De son vrai nom Mahmoud Djellal, Ali El Khencheli fait partie d’une génération de “ cantateurs ”, tous disparus aujourd’hui. Il est né à Khenchela, en 1914, dans une famille paysanne originaire de Chréaa (Tebessa). Son père fit la guerre de 1914-1918, et Ali se souvient encore de l’enracinement profond du colonialisme et de l’état d’indigénat auquel il était assujetti. Mais cela ne l’a pas handicapé, car, outre la connaissance du Coran et de la grammaire arabe, il parle couramment le français.
Ali El Khencheli débuta sa longue carrière de chanteur-compositeur en 1935. De cette époque, il évoque trois grands chioukh (pluriel de cheikh, “ maître ”) : Si Abdellah, Roumadnia et le célèbre Aïssa El Jarmouni, dont la réputation dans tout le pays chaouïa est légendaire. Ce dernier avait une voix si puissante, un timbre si limpide et un style d’interprétation si émouvant qu’Ali El Khencheli, au bout d’une longue carrière, le reconnaît encore. El Jarmouni est né à Arris, mais les mélomanes rattachent culturellement et esthétiquement son style de chant à celui des H’rakta d’Aïn El Beïda. Il enregistra les premiers disques de musique populaire algérienne en 1928 à Paris, puis, en 1934, chez Bachir Reçalçi, le représentant de Baïdaphone à Tunis. El Jarmouni et El Khencheli se sont associés de 1938 à 1945, et ce fut pour ce dernier la plus belle période de sa vie artistique.
En compagnie du grand gassab (joueur de flûte) Bendebache, Ali El Khencheli enregistra son premier disque en 1949 chez Fista, une maison de production algéroise. Il composa plus de cinquante chansons, dont les quatre Kharjat men l’hammam (Elle est sortie du hammam), Hezzi ‘ayounek (Lève les yeux), Ma lebestek men lahrir (Je t’ai tant couverte de soie) et ‘Ajbouni ramgat ghzali (Les yeux de ma gazelle m’ont séduit), qui figurent sur ce disque. En revanche, les titres chantés en berbère sont anonymes. Sur toutes ces chansons, Cheikh Ali est accompagné par Sahraoui et Slimane, deux des plus grands gassab (flûtistes) chaouïas. Leur talent est manifeste dans le titre intitulé Maaraka (bataille), où ils s’adonnent a un exercice de virtuosité absolue.
Ali El Khencheli est considéré aujourd’hui comme le plus grand ghannaï (chanteur), mou’allif (compositeur) et abendaïri (percussionniste) chaouïa. Il compte dans son entourage beaucoup de mélomanes et est encore très sollicité pour l’animation des fêtes privées.

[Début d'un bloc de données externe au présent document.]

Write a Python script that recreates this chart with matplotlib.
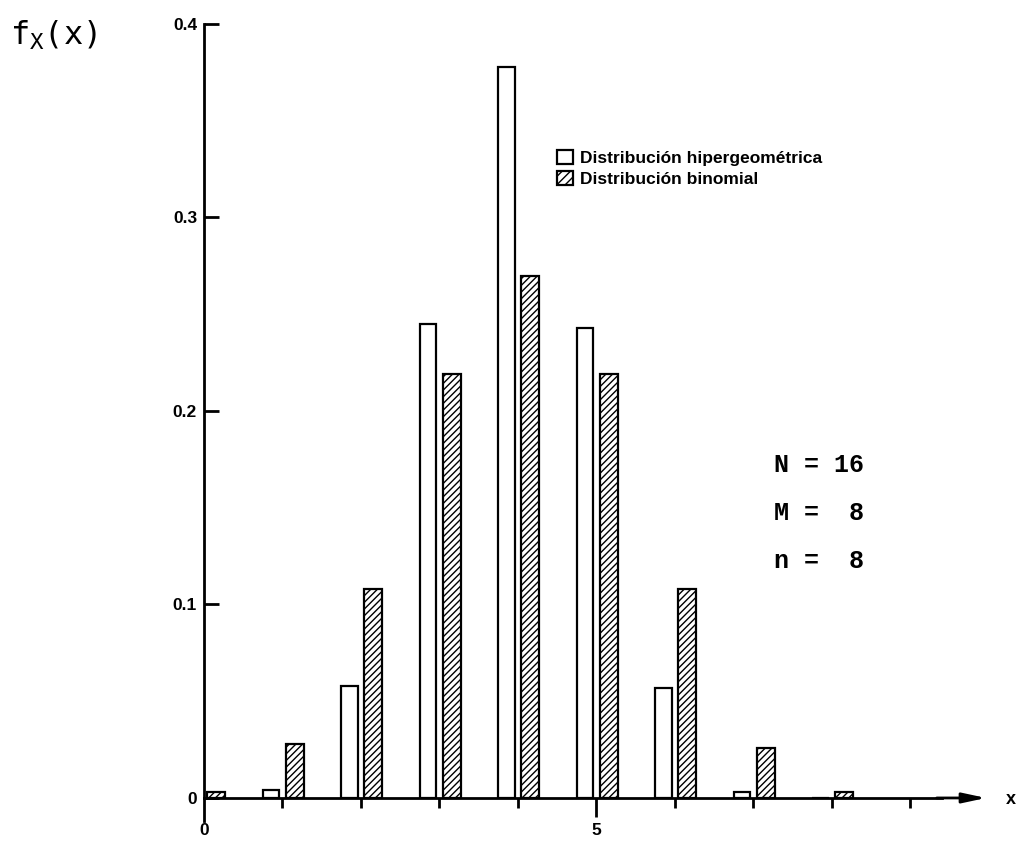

Il est le dernier détenteur d’un style de chant aujourd’hui disparu. À l’écouter chanter Ma lebestek…, il nous semble traverser, en quelques minutes, deux mille ans d’histoire. Presque récités, obéissant juste à l’inflexion naturelle des mots, les quelques vers de cette chanson expriment la rigueur du climat auressien et le mode de vie austère de cette région. Même quand il s’agit de chants amoureux, le charme de cette musique réside dans sa sobriété. Selon Cheikh Ali, aucune “ luxuriance ” d’interprétation ne doit affaiblir une métrique affirmée, une tessiture vocale définie et une diction courte et régulière des vers.
La voix de fausset qu’il utilise traduit, chez les Chaouïas, le sentiment de puissance et la recherche des limites. La puissance vocale est recherchée pour l’équilibre dynamique des sons produits par les gasbat (flûtes) et l’abendair (tambour sur cadre). Quant à la voix de fausset, elle impose au chanteur un dénuement de fioritures pour la mélodie et une limite du registre des hautes fréquences. Cette voix, qui frôle parfois la douleur, ne permet pas, selon les Chaouïas, les extravagances et l’efféminement de la musique citadine.
Dans la chanson berbère chaouïa, la recherche du travestissement vocal (chanteur homme-voix de fausset) avantage largement les chanteurs masculins. Les femmes, à l’exception actuellement de Beggar Hada et de El Baïdia, se sont surtout consacrées à la danse.